__INFORMATION SUPPLIED__.
___

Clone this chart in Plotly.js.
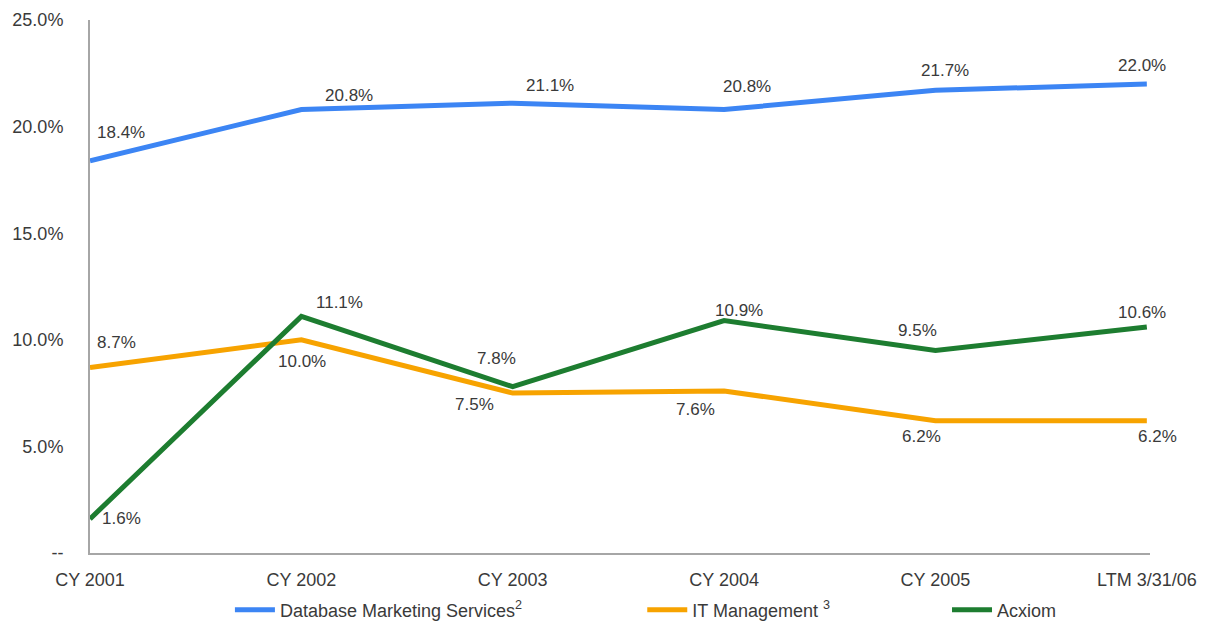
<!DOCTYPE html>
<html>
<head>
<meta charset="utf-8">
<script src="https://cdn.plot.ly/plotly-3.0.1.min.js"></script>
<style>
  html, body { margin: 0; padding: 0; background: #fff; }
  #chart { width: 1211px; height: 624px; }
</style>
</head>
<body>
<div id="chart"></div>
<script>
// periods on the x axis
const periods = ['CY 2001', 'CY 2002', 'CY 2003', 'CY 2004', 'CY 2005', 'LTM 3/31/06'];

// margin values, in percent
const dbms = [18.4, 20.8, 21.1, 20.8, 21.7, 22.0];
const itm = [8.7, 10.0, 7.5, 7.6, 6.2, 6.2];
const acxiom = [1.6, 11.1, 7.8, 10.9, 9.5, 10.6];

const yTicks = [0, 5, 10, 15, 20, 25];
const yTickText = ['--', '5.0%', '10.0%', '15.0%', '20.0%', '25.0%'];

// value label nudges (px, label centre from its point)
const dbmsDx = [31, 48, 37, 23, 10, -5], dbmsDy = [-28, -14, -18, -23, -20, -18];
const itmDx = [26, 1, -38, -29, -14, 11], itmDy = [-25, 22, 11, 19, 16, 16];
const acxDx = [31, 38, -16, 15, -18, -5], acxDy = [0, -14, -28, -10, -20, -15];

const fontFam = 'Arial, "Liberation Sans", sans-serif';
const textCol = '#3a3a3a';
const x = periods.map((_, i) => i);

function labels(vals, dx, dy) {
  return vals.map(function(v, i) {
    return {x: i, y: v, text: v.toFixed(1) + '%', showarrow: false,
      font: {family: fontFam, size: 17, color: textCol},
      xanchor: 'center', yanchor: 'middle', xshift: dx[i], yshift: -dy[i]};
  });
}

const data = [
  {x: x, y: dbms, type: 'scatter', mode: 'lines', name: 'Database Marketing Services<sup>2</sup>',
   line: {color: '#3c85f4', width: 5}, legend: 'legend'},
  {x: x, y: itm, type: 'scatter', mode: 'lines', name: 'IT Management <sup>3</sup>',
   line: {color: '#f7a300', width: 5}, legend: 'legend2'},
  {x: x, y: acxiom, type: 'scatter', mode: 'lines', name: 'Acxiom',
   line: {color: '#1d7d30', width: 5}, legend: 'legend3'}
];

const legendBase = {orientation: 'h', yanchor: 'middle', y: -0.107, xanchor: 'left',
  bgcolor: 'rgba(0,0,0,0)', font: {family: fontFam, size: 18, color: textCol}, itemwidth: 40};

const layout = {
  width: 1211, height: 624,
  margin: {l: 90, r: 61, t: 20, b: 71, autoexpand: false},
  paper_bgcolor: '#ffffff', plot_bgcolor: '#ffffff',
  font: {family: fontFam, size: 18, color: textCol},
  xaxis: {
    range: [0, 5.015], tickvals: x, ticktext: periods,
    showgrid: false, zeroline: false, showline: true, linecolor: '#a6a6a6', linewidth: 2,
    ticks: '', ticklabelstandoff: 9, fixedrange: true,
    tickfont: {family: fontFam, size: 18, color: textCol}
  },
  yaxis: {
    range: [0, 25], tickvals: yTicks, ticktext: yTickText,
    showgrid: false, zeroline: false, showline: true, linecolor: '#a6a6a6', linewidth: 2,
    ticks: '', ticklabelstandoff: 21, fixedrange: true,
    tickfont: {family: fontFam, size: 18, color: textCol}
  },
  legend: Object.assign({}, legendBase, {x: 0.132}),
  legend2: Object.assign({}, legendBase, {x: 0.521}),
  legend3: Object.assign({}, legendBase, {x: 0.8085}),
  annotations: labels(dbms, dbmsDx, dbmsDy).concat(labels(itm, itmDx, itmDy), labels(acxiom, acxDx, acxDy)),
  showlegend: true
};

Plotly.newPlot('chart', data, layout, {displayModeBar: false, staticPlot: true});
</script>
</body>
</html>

___

__DESCRIPTION OF THE TASK__.
Set every line down exactly as written, leaving each picture out.

__TASK SOLUTION__.
Clone this chart in Plotly.js.
<!DOCTYPE html>
<html>
<head>
<meta charset="utf-8">
<script src="https://cdn.plot.ly/plotly-3.0.1.min.js"></script>
<style>
  html, body { margin: 0; padding: 0; background: #fff; }
  #chart { width: 1211px; height: 624px; }
</style>
</head>
<body>
<div id="chart"></div>
<script>
// periods on the x axis
const periods = ['CY 2001', 'CY 2002', 'CY 2003', 'CY 2004', 'CY 2005', 'LTM 3/31/06'];

// margin values, in percent
const dbms = [18.4, 20.8, 21.1, 20.8, 21.7, 22.0];
const itm = [8.7, 10.0, 7.5, 7.6, 6.2, 6.2];
const acxiom = [1.6, 11.1, 7.8, 10.9, 9.5, 10.6];

const yTicks = [0, 5, 10, 15, 20, 25];
const yTickText = ['--', '5.0%', '10.0%', '15.0%', '20.0%', '25.0%'];

// value label nudges (px, label centre from its point)
const dbmsDx = [31, 48, 37, 23, 10, -5], dbmsDy = [-28, -14, -18, -23, -20, -18];
const itmDx = [26, 1, -38, -29, -14, 11], itmDy = [-25, 22, 11, 19, 16, 16];
const acxDx = [31, 38, -16, 15, -18, -5], acxDy = [0, -14, -28, -10, -20, -15];

const fontFam = 'Arial, "Liberation Sans", sans-serif';
const textCol = '#3a3a3a';
const x = periods.map((_, i) => i);

function labels(vals, dx, dy) {
  return vals.map(function(v, i) {
    return {x: i, y: v, text: v.toFixed(1) + '%', showarrow: false,
      font: {family: fontFam, size: 17, color: textCol},
      xanchor: 'center', yanchor: 'middle', xshift: dx[i], yshift: -dy[i]};
  });
}

const data = [
  {x: x, y: dbms, type: 'scatter', mode: 'lines', name: 'Database Marketing Services<sup>2</sup>',
   line: {color: '#3c85f4', width: 5}, legend: 'legend'},
  {x: x, y: itm, type: 'scatter', mode: 'lines', name: 'IT Management <sup>3</sup>',
   line: {color: '#f7a300', width: 5}, legend: 'legend2'},
  {x: x, y: acxiom, type: 'scatter', mode: 'lines', name: 'Acxiom',
   line: {color: '#1d7d30', width: 5}, legend: 'legend3'}
];

const legendBase = {orientation: 'h', yanchor: 'middle', y: -0.107, xanchor: 'left',
  bgcolor: 'rgba(0,0,0,0)', font: {family: fontFam, size: 18, color: textCol}, itemwidth: 40};

const layout = {
  width: 1211, height: 624,
  margin: {l: 90, r: 61, t: 20, b: 71, autoexpand: false},
  paper_bgcolor: '#ffffff', plot_bgcolor: '#ffffff',
  font: {family: fontFam, size: 18, color: textCol},
  xaxis: {
    range: [0, 5.015], tickvals: x, ticktext: periods,
    showgrid: false, zeroline: false, showline: true, linecolor: '#a6a6a6', linewidth: 2,
    ticks: '', ticklabelstandoff: 9, fixedrange: true,
    tickfont: {family: fontFam, size: 18, color: textCol}
  },
  yaxis: {
    range: [0, 25], tickvals: yTicks, ticktext: yTickText,
    showgrid: false, zeroline: false, showline: true, linecolor: '#a6a6a6', linewidth: 2,
    ticks: '', ticklabelstandoff: 21, fixedrange: true,
    tickfont: {family: fontFam, size: 18, color: textCol}
  },
  legend: Object.assign({}, legendBase, {x: 0.132}),
  legend2: Object.assign({}, legendBase, {x: 0.521}),
  legend3: Object.assign({}, legendBase, {x: 0.8085}),
  annotations: labels(dbms, dbmsDx, dbmsDy).concat(labels(itm, itmDx, itmDy), labels(acxiom, acxDx, acxDy)),
  showlegend: true
};

Plotly.newPlot('chart', data, layout, {displayModeBar: false, staticPlot: true});
</script>
</body>
</html>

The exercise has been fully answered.